> **What you are asked to do**: Everything from the first line of the data below through the line that contains "import numpy as np" should be written out exactly, please, and nothing more; the pictures stay out.

> **Source data**:
+---+
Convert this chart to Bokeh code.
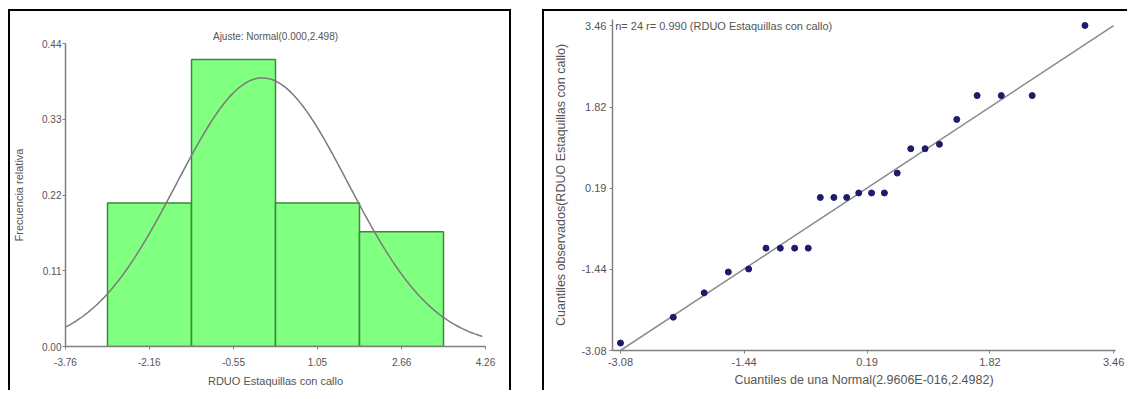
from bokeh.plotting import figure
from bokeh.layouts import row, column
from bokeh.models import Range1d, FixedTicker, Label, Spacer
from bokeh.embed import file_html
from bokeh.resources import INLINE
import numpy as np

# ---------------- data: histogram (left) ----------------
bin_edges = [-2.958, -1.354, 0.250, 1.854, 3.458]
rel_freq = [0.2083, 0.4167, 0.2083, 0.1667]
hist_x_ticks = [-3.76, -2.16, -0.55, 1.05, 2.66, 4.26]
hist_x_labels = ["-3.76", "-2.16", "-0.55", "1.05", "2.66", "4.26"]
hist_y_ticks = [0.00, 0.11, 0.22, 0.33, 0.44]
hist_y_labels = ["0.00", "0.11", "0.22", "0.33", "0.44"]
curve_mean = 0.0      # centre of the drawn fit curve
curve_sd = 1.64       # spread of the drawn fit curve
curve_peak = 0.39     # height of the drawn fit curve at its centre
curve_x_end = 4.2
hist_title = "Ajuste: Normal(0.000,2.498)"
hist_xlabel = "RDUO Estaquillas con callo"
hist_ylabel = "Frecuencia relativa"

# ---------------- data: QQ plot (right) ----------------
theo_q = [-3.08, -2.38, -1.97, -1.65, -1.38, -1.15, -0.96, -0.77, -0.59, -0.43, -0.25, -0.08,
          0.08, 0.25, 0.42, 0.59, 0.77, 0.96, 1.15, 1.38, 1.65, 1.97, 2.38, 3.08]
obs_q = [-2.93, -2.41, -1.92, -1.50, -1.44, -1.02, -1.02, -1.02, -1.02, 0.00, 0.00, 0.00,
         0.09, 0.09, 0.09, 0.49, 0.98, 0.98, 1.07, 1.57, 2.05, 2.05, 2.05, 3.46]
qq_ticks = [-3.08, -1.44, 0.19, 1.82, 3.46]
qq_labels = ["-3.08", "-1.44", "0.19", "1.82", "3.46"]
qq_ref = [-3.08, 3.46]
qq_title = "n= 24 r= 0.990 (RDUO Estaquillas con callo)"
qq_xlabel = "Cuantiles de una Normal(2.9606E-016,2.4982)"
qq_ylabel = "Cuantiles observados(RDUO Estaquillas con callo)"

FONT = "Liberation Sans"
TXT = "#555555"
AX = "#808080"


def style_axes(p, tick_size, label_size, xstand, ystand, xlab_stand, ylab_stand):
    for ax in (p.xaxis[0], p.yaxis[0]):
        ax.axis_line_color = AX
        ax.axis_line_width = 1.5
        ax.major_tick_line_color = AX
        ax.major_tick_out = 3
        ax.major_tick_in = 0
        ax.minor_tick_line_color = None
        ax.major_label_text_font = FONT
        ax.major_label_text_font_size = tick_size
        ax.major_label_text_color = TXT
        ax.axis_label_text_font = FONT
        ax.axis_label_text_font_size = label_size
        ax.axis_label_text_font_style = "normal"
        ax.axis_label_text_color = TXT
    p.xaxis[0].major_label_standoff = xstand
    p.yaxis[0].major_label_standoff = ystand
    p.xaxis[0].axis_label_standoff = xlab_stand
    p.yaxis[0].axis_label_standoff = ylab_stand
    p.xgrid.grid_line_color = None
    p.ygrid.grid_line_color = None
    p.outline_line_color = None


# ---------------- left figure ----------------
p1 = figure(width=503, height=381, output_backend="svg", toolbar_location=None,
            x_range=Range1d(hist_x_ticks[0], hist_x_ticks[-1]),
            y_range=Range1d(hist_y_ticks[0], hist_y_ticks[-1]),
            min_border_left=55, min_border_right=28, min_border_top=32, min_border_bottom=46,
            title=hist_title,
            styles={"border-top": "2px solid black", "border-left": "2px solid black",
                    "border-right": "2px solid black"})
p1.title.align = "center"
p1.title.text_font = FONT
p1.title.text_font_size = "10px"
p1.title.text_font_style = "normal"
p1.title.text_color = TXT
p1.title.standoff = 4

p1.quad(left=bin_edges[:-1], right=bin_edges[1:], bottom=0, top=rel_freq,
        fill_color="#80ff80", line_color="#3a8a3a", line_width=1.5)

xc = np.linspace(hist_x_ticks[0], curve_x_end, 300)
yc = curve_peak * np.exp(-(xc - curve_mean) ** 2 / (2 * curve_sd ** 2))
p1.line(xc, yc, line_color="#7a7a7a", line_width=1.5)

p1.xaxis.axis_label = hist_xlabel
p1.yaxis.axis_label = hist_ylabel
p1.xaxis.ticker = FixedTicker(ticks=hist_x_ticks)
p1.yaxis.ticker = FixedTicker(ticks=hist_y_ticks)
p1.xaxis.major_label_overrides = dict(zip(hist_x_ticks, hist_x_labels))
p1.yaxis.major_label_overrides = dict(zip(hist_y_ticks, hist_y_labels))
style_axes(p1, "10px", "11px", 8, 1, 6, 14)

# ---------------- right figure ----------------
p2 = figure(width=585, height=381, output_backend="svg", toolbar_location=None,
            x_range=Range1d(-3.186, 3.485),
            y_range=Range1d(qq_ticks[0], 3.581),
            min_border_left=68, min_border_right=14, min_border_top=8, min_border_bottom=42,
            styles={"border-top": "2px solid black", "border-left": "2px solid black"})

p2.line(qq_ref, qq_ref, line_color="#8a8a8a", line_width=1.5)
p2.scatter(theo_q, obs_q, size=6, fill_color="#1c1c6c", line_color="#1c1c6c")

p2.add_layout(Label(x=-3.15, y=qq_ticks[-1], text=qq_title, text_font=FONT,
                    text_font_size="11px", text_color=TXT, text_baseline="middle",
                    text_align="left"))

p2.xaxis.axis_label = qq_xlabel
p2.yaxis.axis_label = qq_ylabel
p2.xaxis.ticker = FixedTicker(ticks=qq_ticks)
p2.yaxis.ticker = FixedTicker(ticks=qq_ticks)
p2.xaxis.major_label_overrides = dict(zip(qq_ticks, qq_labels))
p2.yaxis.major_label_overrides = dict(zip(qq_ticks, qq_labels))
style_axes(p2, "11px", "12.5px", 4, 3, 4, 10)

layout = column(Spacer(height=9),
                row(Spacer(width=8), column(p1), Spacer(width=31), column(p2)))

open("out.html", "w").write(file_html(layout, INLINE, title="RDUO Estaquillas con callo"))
+---+
> **Solved exercise**:
Convert this chart to Bokeh code.
from bokeh.plotting import figure
from bokeh.layouts import row, column
from bokeh.models import Range1d, FixedTicker, Label, Spacer
from bokeh.embed import file_html
from bokeh.resources import INLINE
import numpy as np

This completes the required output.